As I prepared to resign as one of the 6 Chairs of Learning Environments Australasia Region in leaving Qld soon, it was so heartening to be part of one of the best Contemporary Educational Conferences in years. The LEA Conference focussed on rich contemporary topics from speakers such as Children’s Commissioner SA, Julia Gillard, Director General SA, Deputy VC Swinburne Uni, Louka Parry etc. If you talk to any Principal or Educator who attended you may hear how the provocations were authentic, challenging and meaningful.
Many educators were heard saying “I am surprised this conference has very little to do with physical innovative learning environments and more to do with what is rich contemporary schooling”
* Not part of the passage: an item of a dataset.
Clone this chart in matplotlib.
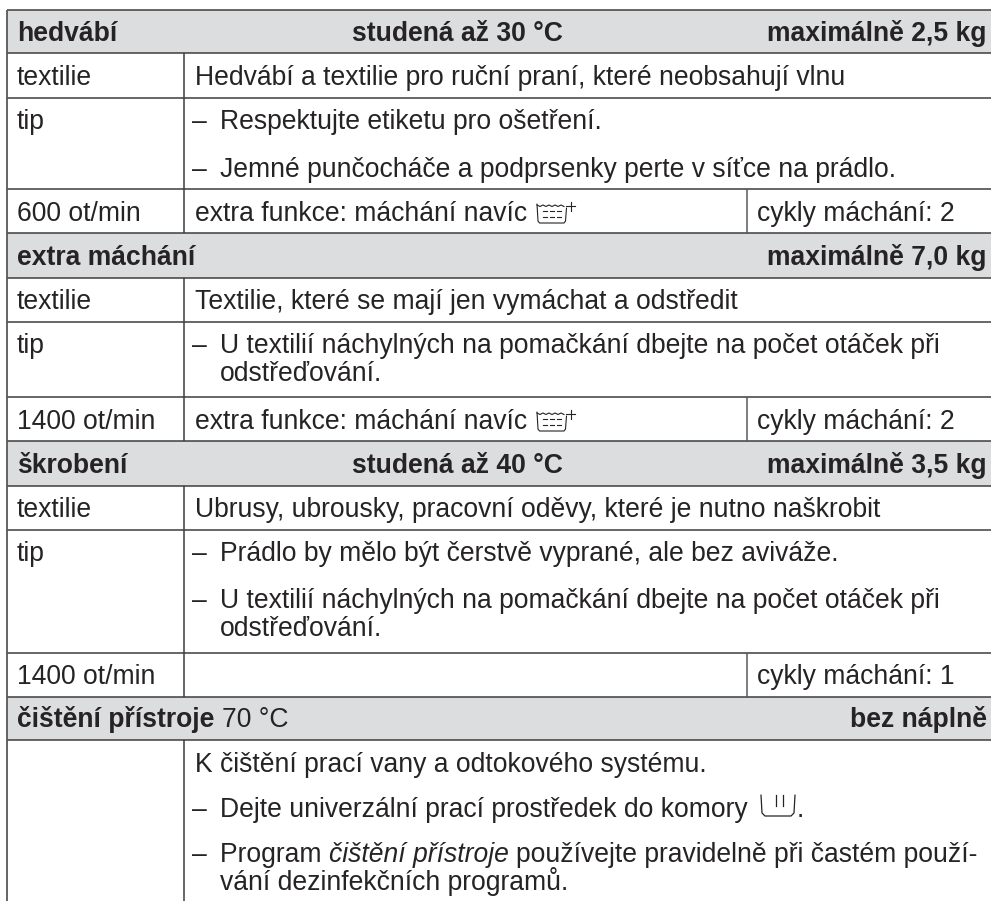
import matplotlib
matplotlib.use("Agg")
import matplotlib.pyplot as plt

plt.rcParams['font.family'] = ['Liberation Sans', 'DejaVu Sans']

TEXT = "#262324"
LINE = "#3d3d3e"
HEAD = "#dcddde"
FS = 19.1

# horizontal rules of the table, in order
rule_y = [10, 53, 98, 189, 233, 278, 322, 397, 441, 486, 530, 653, 697, 740]
header_rows = [0, 4, 8, 12]  # index into rule_y of the top of grey bands
col1_x, col2_x = 184, 747
split_rows = [3, 7, 11]  # rows that also have the third column

headers_left = ["hedvábí", "extra máchání", "škrobení", "čištění přístroje"]
headers_mid = ["studená až 30 °C", "", "studená až 40 °C", ""]
headers_right = ["maximálně 2,5 kg", "maximálně 7,0 kg", "maximálně 3,5 kg", "bez náplně"]
header_base = [41, 265, 473, 727]

left_labels = ["textilie", "tip", "600 ot/min", "textilie", "tip", "1400 ot/min",
               "textilie", "tip", "1400 ot/min"]
left_base = [85, 129, 221, 309, 353, 429, 517, 561, 684]

plain_lines = [
    ("Hedvábí a textilie pro ruční praní, které neobsahují vlnu", 85),
    ("extra funkce: máchání navíc", 221),
    ("Textilie, které se mají jen vymáchat a odstředit", 309),
    ("extra funkce: máchání navíc", 429),
    ("Ubrusy, ubrousky, pracovní oděvy, které je nutno naškrobit", 517),
    ("K čištění prací vany a odtokového systému.", 772),
]
bullet_lines = [
    ("Respektujte etiketu pro ošetření.", 129, True),
    ("Jemné punčocháče a podprsenky perte v síťce na prádlo.", 177, True),
    ("U textilií náchylných na pomačkání dbejte na počet otáček při", 353, True),
    ("odstřeďování.", 381, False),
    ("Prádlo by mělo být čerstvě vyprané, ale bez aviváže.", 561, True),
    ("U textilií náchylných na pomačkání dbejte na počet otáček při", 608, True),
    ("odstřeďování.", 636, False),
    ("Dejte univerzální prací prostředek do komory", 817, True),
    ("vání dezinfekčních programů.", 890, False),
]
cycle_labels = ["cykly máchání: 2", "cykly máchání: 2", "cykly máchání: 1"]
cycle_base = [221, 429, 684]

fig = plt.figure(figsize=(9.91, 9.01), dpi=100)
ax = fig.add_axes([0, 0, 1, 1])
ax.set_xlim(0, 991)
ax.set_ylim(901, 0)
ax.axis("off")


def put(x, y, s, **kw):
    kw.setdefault("fontsize", FS)
    kw.setdefault("color", TEXT)
    return ax.text(x, y, s, va="baseline", **kw)


def advance(s, **kw):
    # width of a run incl. trailing spaces, in pixels
    rend = fig.canvas.get_renderer()
    t1 = put(0, 0, s + ".", **kw)
    t2 = put(0, 0, ".", **kw)
    w = t1.get_window_extent(rend).width - t2.get_window_extent(rend).width
    t1.remove()
    t2.remove()
    return w


def rinse_icon(x, top):
    # tub with waves, dashes and a plus sign
    lw = 0.8
    ax.plot([x, x + 1, x + 2.5, x + 27, x + 28.5, x + 29.5],
            [top + 1, top + 18, top + 20, top + 20, top + 18, top + 5],
            color=TEXT, lw=lw, solid_capstyle="round")
    ax.plot([x, x + 3, x + 6, x + 9, x + 12, x + 15, x + 18, x + 21, x + 24, x + 27],
            [top + 2, top + 3.5, top + 2, top + 3.5, top + 2, top + 3.5, top + 2, top + 3.5, top + 2, top + 3.5],
            color=TEXT, lw=lw)
    for yy in (top + 8, top + 14):
        for xx in (x + 6, x + 13, x + 20):
            ax.plot([xx, xx + 4], [yy, yy], color=TEXT, lw=lw)
    ax.plot([x + 29, x + 38], [top + 3, top + 3], color=TEXT, lw=lw)
    ax.plot([x + 33.5, x + 33.5], [top - 1, top + 7.5], color=TEXT, lw=lw)


def compartment_icon(x, top):
    lw = 0.9
    ax.plot([x, x + 1, x + 4, x + 30, x + 33, x + 34],
            [top, top + 18, top + 21, top + 21, top + 18, top],
            color=TEXT, lw=lw, solid_capstyle="round")
    ax.plot([x + 15, x + 15], [top, top + 11], color=TEXT, lw=lw)
    ax.plot([x + 22, x + 22], [top, top + 11], color=TEXT, lw=lw)


# grey header bands
for r in header_rows:
    ax.fill_between([7, 991], rule_y[r], rule_y[r + 1], color=HEAD, lw=0, zorder=0)

# rules
for y in rule_y:
    ax.plot([7, 991], [y, y], color=LINE, lw=1.1, solid_capstyle="butt", zorder=2)
ax.plot([7, 7], [10, 901], color="#58585a", lw=1.3, solid_capstyle="butt", zorder=2)

# column separators, skipping header bands
for r in range(len(rule_y)):
    if r in header_rows:
        continue
    y0 = rule_y[r]
    y1 = rule_y[r + 1] if r + 1 < len(rule_y) else 901
    ax.plot([col1_x, col1_x], [y0, y1], color=LINE, lw=1.1, solid_capstyle="butt", zorder=2)
    if r in split_rows:
        ax.plot([col2_x, col2_x], [y0, y1], color="#58585a", lw=1.1, solid_capstyle="butt", zorder=2)

# header text
for i in range(4):
    put(17, header_base[i], headers_left[i], fontweight="bold")
    if headers_mid[i]:
        put(352, header_base[i], headers_mid[i], fontweight="bold")
    put(986.5, header_base[i], headers_right[i], fontweight="bold", ha="right")
put(17 + advance(headers_left[3] + " ", fontweight="bold"), header_base[3], "70 °C")

for s, y in zip(left_labels, left_base):
    put(17, y, s)

for s, y in plain_lines:
    put(195, y, s)

for s, y, dash in bullet_lines:
    if dash:
        put(192, y, "–")
    put(220, y, s)

# mixed roman / italic line
put(192, 862, "–")
x = 220
put(x, 862, "Program ")
x += advance("Program ")
put(x, 862, "čištění přístroje", fontstyle="italic")
x += advance("čištění přístroje ", fontstyle="italic")
put(x, 862, "používejte pravidelně při častém použí-")

for s, y in zip(cycle_labels, cycle_base):
    put(757, y, s)

rinse_icon(537, 203)
rinse_icon(537, 411)
compartment_icon(761, 795)
put(797, 817, ".")

fig.savefig("out.png", dpi=100)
The first Keynote of the conference was Helen Connolly who is the SA commission we for children and young people. Her message was about seeing children as citizens with rights, the importance of engaging children as key stakeholders in school decision making and that this is actually mandated in article 12 of the UN Convention on the rights of a child. Helen is engaging in some excellent stakeholder engagement with the young people in South Australia and as a result is developing some excellent data about what children and young people care about. I can highly recommend spending some time on her website. https://www.ccyp.com.au/the-commissioner/
The second Keynote was Dr Kristin Alford who is a futurist and has developed the MOD museum in Adelaide designed to engage people in futures thinking. https://mod.org.au/
She shared some interesting perspective on futures thinking and the role of technology in futures. In particular I found her unpacking of what it means to take a “200 year present” perspective. This involves making decisions by considering what our grandparents would think and what our grandchildren would think. Her belief is that this kind of thinking helps us to sharpen and live out our values and perhaps change our decision making in the now. Her belief is that we will all become agents for change if we have a positive view of the potential future combined with a level of anger or frustration about aspects of the present that will help to motivate us and drive us forward.
The combination of these two mindsets will drive the belief that you can make a difference and the motivation to make it happen. I think this is very apt for the work that we do in education, particularly in the area of contemporary transformation. There is often much reference to the fact that children in our primary schools today are preparing for jobs that likely don’t exist yet. Dr Alford had some interesting perspective on this saying that Law and Medicine roles are likely to change significantly and require a very different skill set in the future than they do now and that two roles she predicts will be grief counsellors for global systems and data storytellers.
Another very interesting Keynote was Prof. Pasquale Quester who is the Vice Chancellor of Swinburne University who talked about her vision for the university and her understanding of the new role in education which is to be a curator of the experiences that lead people to learning. And finally some wise words from Louka Parry, who talked about the need for all in education to awaken the fire in young people not just to contribute to a powerful economy but also to a more just and equitable world.